I also was taught to sprinkle in "empathy comments" when someone else is speaking, things like:

Positive Comments
That's Amazing
How Annoying
That's Awesome
That's Awful
Oh Cool
How Cool
That's Cool
Very Cool
That's Fantastic
How Fabulous
Sounds like Fun
That's so Fun
That's Great
That's really neat
Very Nice
No Way!

Negative comments to sprinkle in when someone tells a story of something bad that happened to them:
Oh Bummer
That's Horrible
I'm Sorry
How Irritating
What a Nightmare
That's No Fun
That's not good
Oh no!
What a Pain
How Sad
That Stinks
How Terrible
That's Too bad

Another thing that helps me is joining support groups with other people who have similar issues. Possibly look for an Asperger's support group, or a Depression support group. This seems to help satisfy my brain's need to be around people.

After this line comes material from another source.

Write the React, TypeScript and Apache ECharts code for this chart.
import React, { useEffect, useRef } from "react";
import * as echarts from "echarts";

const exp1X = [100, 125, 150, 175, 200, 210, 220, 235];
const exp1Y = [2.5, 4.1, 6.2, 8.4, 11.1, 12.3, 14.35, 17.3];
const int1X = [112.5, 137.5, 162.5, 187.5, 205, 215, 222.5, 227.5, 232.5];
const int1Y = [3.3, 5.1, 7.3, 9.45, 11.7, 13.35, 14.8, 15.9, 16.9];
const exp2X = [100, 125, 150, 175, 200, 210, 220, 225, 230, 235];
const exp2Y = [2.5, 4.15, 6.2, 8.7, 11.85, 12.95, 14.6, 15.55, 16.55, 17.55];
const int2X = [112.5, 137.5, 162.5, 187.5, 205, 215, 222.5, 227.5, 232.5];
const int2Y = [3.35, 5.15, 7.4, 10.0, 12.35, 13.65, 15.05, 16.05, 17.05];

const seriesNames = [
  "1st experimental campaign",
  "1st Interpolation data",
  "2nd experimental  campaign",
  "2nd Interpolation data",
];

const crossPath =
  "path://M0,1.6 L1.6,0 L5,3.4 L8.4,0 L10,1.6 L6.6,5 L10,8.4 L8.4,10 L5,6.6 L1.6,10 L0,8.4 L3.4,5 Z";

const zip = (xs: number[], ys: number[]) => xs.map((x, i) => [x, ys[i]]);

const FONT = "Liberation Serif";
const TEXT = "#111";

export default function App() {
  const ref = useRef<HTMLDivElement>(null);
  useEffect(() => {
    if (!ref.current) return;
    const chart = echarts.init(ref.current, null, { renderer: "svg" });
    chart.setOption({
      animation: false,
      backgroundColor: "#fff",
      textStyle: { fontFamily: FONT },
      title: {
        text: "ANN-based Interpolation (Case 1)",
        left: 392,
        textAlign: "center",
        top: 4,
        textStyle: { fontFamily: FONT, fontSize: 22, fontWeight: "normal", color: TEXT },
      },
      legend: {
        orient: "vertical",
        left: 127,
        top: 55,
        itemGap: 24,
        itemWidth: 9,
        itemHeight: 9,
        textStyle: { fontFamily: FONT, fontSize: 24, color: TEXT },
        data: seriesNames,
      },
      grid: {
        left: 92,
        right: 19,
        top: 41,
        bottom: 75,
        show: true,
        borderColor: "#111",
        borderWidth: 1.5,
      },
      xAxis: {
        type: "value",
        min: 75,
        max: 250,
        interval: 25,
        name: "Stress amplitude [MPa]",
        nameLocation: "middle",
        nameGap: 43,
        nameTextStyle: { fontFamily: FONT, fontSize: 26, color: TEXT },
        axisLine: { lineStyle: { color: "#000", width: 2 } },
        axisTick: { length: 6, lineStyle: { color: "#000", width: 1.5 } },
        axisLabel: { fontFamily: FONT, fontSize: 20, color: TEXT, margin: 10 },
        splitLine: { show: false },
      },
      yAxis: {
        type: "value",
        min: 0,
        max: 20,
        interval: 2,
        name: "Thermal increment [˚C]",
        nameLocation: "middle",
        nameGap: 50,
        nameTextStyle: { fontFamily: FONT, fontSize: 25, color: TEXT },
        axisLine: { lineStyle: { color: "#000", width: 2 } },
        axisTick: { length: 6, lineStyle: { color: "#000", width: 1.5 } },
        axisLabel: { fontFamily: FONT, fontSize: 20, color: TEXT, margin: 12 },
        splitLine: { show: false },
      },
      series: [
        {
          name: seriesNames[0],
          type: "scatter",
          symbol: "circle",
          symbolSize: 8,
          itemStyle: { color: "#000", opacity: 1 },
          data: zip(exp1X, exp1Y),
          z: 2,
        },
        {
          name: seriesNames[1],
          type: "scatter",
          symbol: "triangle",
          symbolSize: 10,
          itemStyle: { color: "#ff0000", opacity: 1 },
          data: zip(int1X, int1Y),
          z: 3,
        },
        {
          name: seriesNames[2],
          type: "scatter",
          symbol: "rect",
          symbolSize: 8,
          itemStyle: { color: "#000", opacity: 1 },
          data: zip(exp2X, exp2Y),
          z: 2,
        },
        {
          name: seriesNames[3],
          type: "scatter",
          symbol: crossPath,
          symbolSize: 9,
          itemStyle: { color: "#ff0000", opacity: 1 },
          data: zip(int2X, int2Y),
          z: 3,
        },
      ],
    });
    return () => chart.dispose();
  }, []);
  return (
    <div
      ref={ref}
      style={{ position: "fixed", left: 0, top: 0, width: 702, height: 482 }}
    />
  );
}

And finally, if the depression is seriously bad, go see a psychiatrist and try some medication, you might eventually find one that works really well and solves a whole bunch of problems you thought were problems with the world around you. The basic idea is "the problem isn't with the picture, the problem is with the camera."

And if you seek a psychologist therapist counselor, see if you can find one who knows about Asperger's or High Functioning Autism. (College Engineering and Science is full of these super bright but socially awkward people. Maybe the college already has implimented helpful groups for them.)

The bottom line of all this is to remember there is a way out of this, there is hope. I just layed out some options. Brains don't heal overnight. It takes many months to fix these things. Hopefully the above can act as a map and now it'll be a lot easier to figure out the way. Best Wishes!